Si la revolución tomó fuerza, según Bunin, es porque apeló a un atavismo que liga a los rusos a conductas forajidas. Distintas palabras se usan para describir esa condición: angustia, imbecilidad, displicencia, tedio, languidez, etcétera; y la conclusión extraída en cada caso es que fue precisamente sobre esa naturaleza en donde se afincó la confusión a la que se abocaron los rusos y la violencia que los condujo contra toda tradición para arrasarla.

Con todo, donde se muestra especialmente mordaz Bunin es en el reproche de los efectos generados por la revolución. Por una parte, la exacerbación de los discursos: esa incitación constante al fanatismo, la muerte o las conjuras; pero, además, las falsas acusaciones a nobles y ciudadanos; y la justificación sistemática en la prensa de los excesos que mantenían el orden y progreso de la revolución.

Por supuesto, buena parte de Días Malditos ofrece un inventario desolador de acciones perpetradas por los revolucionarios: golpizas, expropiaciones, desalojos, venganzas, fusilamientos, profanaciones, atentados contra religiosos, pogromos, botines, violaciones, robos, desapariciones, restricciones de recursos básicos, entre otros.

Todo ello, en opinión de Bunin, hizo parte de un programa cuyo propósito radicó en la pérdida completa de la sensibilidad. Los revolucionarios estaban persuadidos de que el contacto permanente con esas acciones, sumado a la impunidad en que estas permanecían, el miedo generalizado, la indefensión y el hambre, terminarían rebasando los límites de la imaginación, esto es, naturalizando todos los excesos y, por lo tanto, haciendo dóciles a los rusos, al tiempo que susceptibles de protagonizar ellos mismos la liberación total de dioses y conciencia.

Una atención especial recibe de Bunin el tema del arte. Con dureza ataca el servilismo en que se sumieron los artistas por efecto de la presión política o el llano oportunismo.
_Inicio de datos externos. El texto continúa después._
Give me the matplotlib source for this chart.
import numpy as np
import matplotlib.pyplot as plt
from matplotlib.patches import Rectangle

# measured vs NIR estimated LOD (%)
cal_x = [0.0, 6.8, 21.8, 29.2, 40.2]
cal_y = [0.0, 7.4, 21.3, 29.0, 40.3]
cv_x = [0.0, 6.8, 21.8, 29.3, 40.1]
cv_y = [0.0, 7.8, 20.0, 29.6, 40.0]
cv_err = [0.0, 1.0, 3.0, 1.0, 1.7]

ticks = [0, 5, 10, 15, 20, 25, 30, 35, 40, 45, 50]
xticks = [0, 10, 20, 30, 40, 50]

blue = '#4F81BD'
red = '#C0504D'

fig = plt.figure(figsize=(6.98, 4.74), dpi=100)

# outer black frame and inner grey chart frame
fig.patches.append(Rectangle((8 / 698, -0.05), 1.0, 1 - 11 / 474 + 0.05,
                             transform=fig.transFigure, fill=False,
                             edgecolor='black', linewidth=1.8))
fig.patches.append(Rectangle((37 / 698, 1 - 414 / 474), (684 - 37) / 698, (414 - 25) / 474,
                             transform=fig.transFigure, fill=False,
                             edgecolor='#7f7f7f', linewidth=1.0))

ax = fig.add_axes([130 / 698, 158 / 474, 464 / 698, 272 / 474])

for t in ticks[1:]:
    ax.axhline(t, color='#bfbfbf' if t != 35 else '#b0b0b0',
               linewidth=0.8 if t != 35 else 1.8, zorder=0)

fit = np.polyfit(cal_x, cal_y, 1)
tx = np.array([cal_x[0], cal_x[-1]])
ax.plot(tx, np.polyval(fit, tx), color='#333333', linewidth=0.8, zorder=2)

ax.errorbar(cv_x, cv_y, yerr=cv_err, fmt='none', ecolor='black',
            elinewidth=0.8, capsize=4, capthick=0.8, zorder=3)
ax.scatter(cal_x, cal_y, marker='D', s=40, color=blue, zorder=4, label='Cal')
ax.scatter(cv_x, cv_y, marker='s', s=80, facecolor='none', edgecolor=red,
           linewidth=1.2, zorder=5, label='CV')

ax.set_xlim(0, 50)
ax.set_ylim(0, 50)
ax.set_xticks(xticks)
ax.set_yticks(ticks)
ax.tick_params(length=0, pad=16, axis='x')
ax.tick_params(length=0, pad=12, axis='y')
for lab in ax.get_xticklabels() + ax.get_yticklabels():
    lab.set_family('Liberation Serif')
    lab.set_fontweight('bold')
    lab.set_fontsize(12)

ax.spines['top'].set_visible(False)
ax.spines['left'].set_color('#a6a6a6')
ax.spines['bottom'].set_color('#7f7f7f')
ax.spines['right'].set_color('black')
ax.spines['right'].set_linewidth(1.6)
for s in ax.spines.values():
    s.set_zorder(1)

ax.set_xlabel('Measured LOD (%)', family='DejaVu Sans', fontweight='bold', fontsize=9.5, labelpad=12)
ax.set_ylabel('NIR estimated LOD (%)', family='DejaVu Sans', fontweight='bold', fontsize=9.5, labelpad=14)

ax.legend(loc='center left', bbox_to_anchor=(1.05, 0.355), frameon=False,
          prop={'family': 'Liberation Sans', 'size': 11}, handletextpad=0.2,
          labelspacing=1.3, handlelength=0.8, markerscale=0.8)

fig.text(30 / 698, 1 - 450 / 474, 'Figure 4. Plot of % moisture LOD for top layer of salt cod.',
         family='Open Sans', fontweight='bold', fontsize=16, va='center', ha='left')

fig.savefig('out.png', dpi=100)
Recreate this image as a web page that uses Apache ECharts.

Bunin no tolera ningún tratamiento ideologizado del arte –el teatro y las letras, especialmente-; de allí que se burle de forma persistente de la falta de creatividad, las falencias lingüísticas, la enajenación y la hipocresía de escritores como Blok, Gorki, Andréiev o Esenin.

En una página temprana de su diario, Bunin se pregunta: ¿quién conoce a los rusos? Y ese interrogante va madurando en sus reflexiones hacia el pesimismo: en realidad nadie los conoce. Son a la vez un pueblo bárbaro y noble, capaz del mayor refinamiento y la crueldad más vil. El episodio de la revolución está hecho de algo que conjuga perfectamente esa doble dirección, la ambición: aquello que conduce hacia la trascendencia, pero, también, el pretexto ideal para mancillar el propio nombre.

BUNIN, I. (2007) Días malditos. Barcelona: Acantilado.
VLADIMIROV, I. (1918) On a Petrograd Street.